- Problem requirements -
Search the material and gather each line with "chart" in it.

- Raw data -
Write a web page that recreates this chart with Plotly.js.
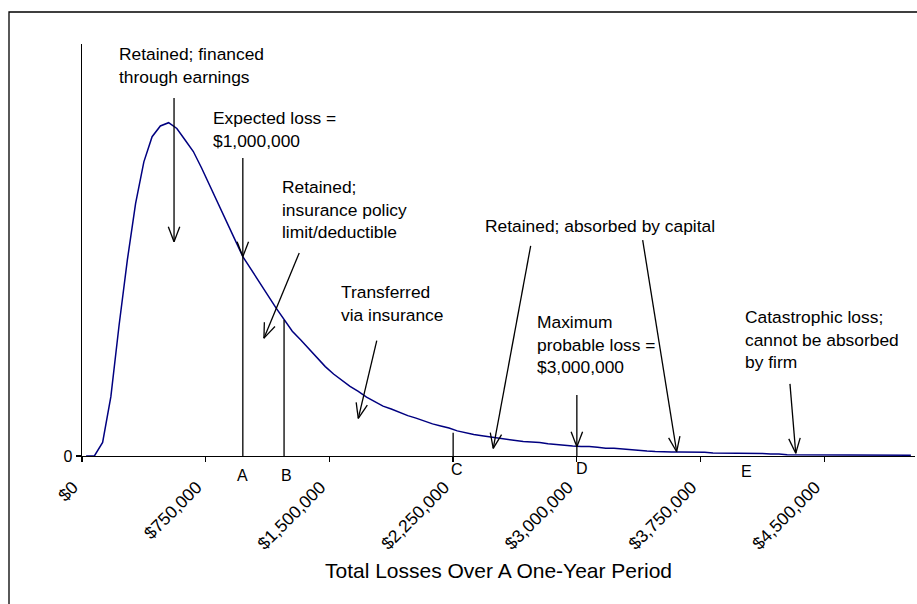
<!DOCTYPE html>
<html>
<head>
<meta charset="utf-8">
<script src="https://cdn.plot.ly/plotly-3.0.1.min.js"></script>
<style>
  html, body { margin: 0; padding: 0; background: #ffffff; }
  #chart { width: 917px; height: 604px; }
</style>
</head>
<body>
<div id="chart"></div>
<script>
// ---------------- data ----------------
// loss amount at the centre of each category (dollars)
const lossX = [
  25000, 75000, 125000, 175000, 225000, 275000, 325000, 375000, 425000, 475000,
  525000, 575000, 625000, 675000, 725000, 775000, 825000, 875000, 925000, 975000,
  1025000, 1075000, 1125000, 1175000, 1225000, 1275000, 1325000, 1375000, 1425000, 1475000,
  1525000, 1575000, 1625000, 1675000, 1725000, 1775000, 1825000, 1875000, 1925000, 1975000,
  2025000, 2075000, 2125000, 2175000, 2225000, 2275000, 2325000, 2375000, 2425000, 2475000,
  2525000, 2575000, 2625000, 2675000, 2725000, 2775000, 2825000, 2875000, 2925000, 2975000,
  3025000, 3075000, 3125000, 3175000, 3225000, 3275000, 3325000, 3375000, 3425000, 3475000,
  3525000, 3575000, 3625000, 3675000, 3725000, 3775000, 3825000, 3875000, 3925000, 3975000,
  4025000, 4075000, 4125000, 4175000, 4225000, 4275000, 4325000, 4375000, 4425000, 4475000,
  4525000, 4575000, 4625000, 4675000, 4725000, 4775000, 4825000, 4875000, 4925000, 4975000,
  5025000
];
// relative frequency (arbitrary units, axis top = 100)
const lossY = [
  0, 0, 3.3, 14.4, 31.8, 47.6, 61.3, 71.4, 77.5, 80.1,
  80.9, 79.5, 76.7, 73.9, 69.9, 65.5, 61.2, 57.0, 52.7, 48.4,
  45.4, 42.2, 39.1, 36.0, 33.0, 30.3, 28.2, 26.0, 23.8, 21.7,
  19.9, 18.3, 16.9, 15.7, 14.3, 13.2, 12.1, 11.4, 10.6, 9.8,
  9.2, 8.5, 7.8, 7.3, 6.8, 6.1, 5.6, 5.2, 4.9, 4.6,
  4.4, 4.0, 3.8, 3.5, 3.4, 3.3, 3.0, 2.8, 2.5, 2.4,
  2.3, 2.3, 2.1, 1.9, 1.9, 1.7, 1.5, 1.3, 1.2, 1.1,
  1.0, 1.0, 1.0, 1.0, 1.0, 0.9, 0.7, 0.7, 0.6, 0.6,
  0.6, 0.6, 0.6, 0.5, 0.5, 0.3, 0.3, 0.3, 0.3, 0.3,
  0.2, 0.2, 0.2, 0.2, 0.2, 0.2, 0.2, 0.2, 0.2, 0.2,
  0.2
];
const tickValues = [0, 750000, 1500000, 2250000, 3000000, 3750000, 4500000];
const tickLabels = ['$0', '$750,000', '$1,500,000', '$2,250,000', '$3,000,000', '$3,750,000', '$4,500,000'];

// reference points A-E on the loss axis
const markLetters = ['A', 'B', 'C', 'D', 'E'];
const markLetterX = [976000, 1237000, 2271000, 3029000, 4030000];
const markLineX = [975000, 1225000, 2250000, 3000000];
const markLineTop = [lossY[19], lossY[24], 5.66, 2.26];

// explanatory notes
const noteTexts = [
  'Retained; financed<br>through earnings',
  'Expected loss =<br>$1,000,000',
  'Retained;<br>insurance policy<br>limit/deductible',
  'Transferred<br>via insurance',
  'Retained; absorbed by capital',
  'Maximum<br>probable loss =<br>$3,000,000',
  'Catastrophic loss;<br>cannot be absorbed<br>by firm'
];
// arrows: tail -> tip (data units)
const arrowTailX = [558000, 975000, 1317000, 1787000, 2720000, 3399000, 3000000, 4292000];
const arrowTailY = [86.9, 72.3, 49.3, 28.0, 51.0, 52.4, 14.8, 17.5];
const arrowTipX  = [558000, 975000, 1103000, 1675000, 2493000, 3605000, 3000000, 4327000];
const arrowTipY  = [52.0, lossY[19], 28.6, 9.15, 1.87, 1.04, 2.26, 0.66];

// ---------------- layout ----------------
const W = 917, H = 604;
const M = {l: 82, r: 2, t: 44, b: 148};
const PW = W - M.l - M.r, PH = H - M.t - M.b;
const XMAX = 5050000, YMAX = 100;
const px = v => (v - M.l) / PW;          // pixel -> paper x
const py = v => (M.t + PH - v) / PH;     // pixel -> paper y
const FONT = 'Liberation Sans, Arial, sans-serif';

// note positions (left edge px, block centre px)
const notePos = [[118, 65.7], [211.5, 129], [281, 209.7], [340, 303.8], [484, 226], [535.5, 344.7], [744, 339.2]];
const letterY = [475, 475, 469, 468, 471];

const annotations = [];
noteTexts.forEach((t, i) => {
  annotations.push({
    text: t, xref: 'paper', yref: 'paper', x: px(notePos[i][0]), y: py(notePos[i][1]),
    xanchor: 'left', yanchor: 'middle', align: 'left', showarrow: false, borderpad: 0,
    font: {family: FONT, size: 17.4, color: '#000'}
  });
});
markLetters.forEach((t, i) => {
  annotations.push({
    text: t, xref: 'x', yref: 'paper', x: markLetterX[i], y: py(letterY[i]),
    xanchor: 'center', yanchor: 'middle', showarrow: false, borderpad: 0,
    font: {family: FONT, size: 16, color: '#000'}
  });
});

const shapes = [];
// outer frame (top and left edges)
shapes.push({type: 'path', xref: 'paper', yref: 'paper',
  path: `M ${px(9)} ${py(640)} L ${px(9)} ${py(12)} L ${px(940)} ${py(12)}`,
  line: {color: '#000', width: 1.3}});
// vertical reference lines
markLineX.forEach((x, i) => {
  shapes.push({type: 'line', xref: 'x', yref: 'y', x0: x, x1: x, y0: 0, y1: markLineTop[i],
    line: {color: '#000', width: 1.3}});
});
// arrows
const kx = PW / XMAX, ky = PH / YMAX;
const HEAD_LEN = 16, HEAD_ANG = 21 * Math.PI / 180;
arrowTailX.forEach((tx, i) => {
  const hx = arrowTipX[i], hy = arrowTipY[i];
  shapes.push({type: 'line', xref: 'x', yref: 'y', x0: tx, y0: arrowTailY[i], x1: hx, y1: hy,
    line: {color: '#000', width: 1.3}});
  const dx = (tx - hx) * kx, dy = (arrowTailY[i] - hy) * ky;
  const a = Math.atan2(dy, dx);
  [-HEAD_ANG, HEAD_ANG].forEach(d => {
    shapes.push({type: 'line', xref: 'x', yref: 'y', xsizemode: 'pixel', ysizemode: 'pixel',
      xanchor: hx, yanchor: hy, x0: 0, y0: 0,
      x1: HEAD_LEN * Math.cos(a + d), y1: HEAD_LEN * Math.sin(a + d),
      line: {color: '#000', width: 1.3}});
  });
});

const trace = {
  x: lossX, y: lossY, type: 'scatter', mode: 'lines',
  line: {color: '#000080', width: 1.5}, hoverinfo: 'skip', showlegend: false
};

const layout = {
  width: W, height: H, margin: M,
  paper_bgcolor: '#ffffff', plot_bgcolor: '#ffffff',
  font: {family: FONT, color: '#000'},
  showlegend: false,
  xaxis: {
    range: [0, XMAX], showgrid: false, zeroline: false,
    showline: true, linecolor: '#000', linewidth: 1.3,
    ticks: 'outside', ticklen: 5, tickwidth: 1.3, tickcolor: '#000',
    tickvals: tickValues, ticktext: tickLabels, tickangle: -45,
    ticklabelshift: -9, ticklabelstandoff: 8,
    tickfont: {family: FONT, size: 17.5, color: '#000'},
    title: {text: 'Total Losses Over A One-Year Period', font: {family: FONT, size: 21, color: '#000'}, standoff: 10}
  },
  yaxis: {
    range: [0, YMAX], showgrid: false, zeroline: false,
    showline: true, linecolor: '#000', linewidth: 1.3,
    ticks: 'outside', ticklen: 5, tickwidth: 1.3, tickcolor: '#000',
    tickvals: [0], ticktext: ['0'],
    tickfont: {family: FONT, size: 16, color: '#000'}
  },
  annotations: annotations,
  shapes: shapes
};

Plotly.newPlot('chart', [trace], layout, {displayModeBar: false, staticPlot: true});
</script>
</body>
</html>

- Task result -
Write a web page that recreates this chart with Plotly.js.
  #chart { width: 917px; height: 604px; }
<div id="chart"></div>
Plotly.newPlot('chart', [trace], layout, {displayModeBar: false, staticPlot: true});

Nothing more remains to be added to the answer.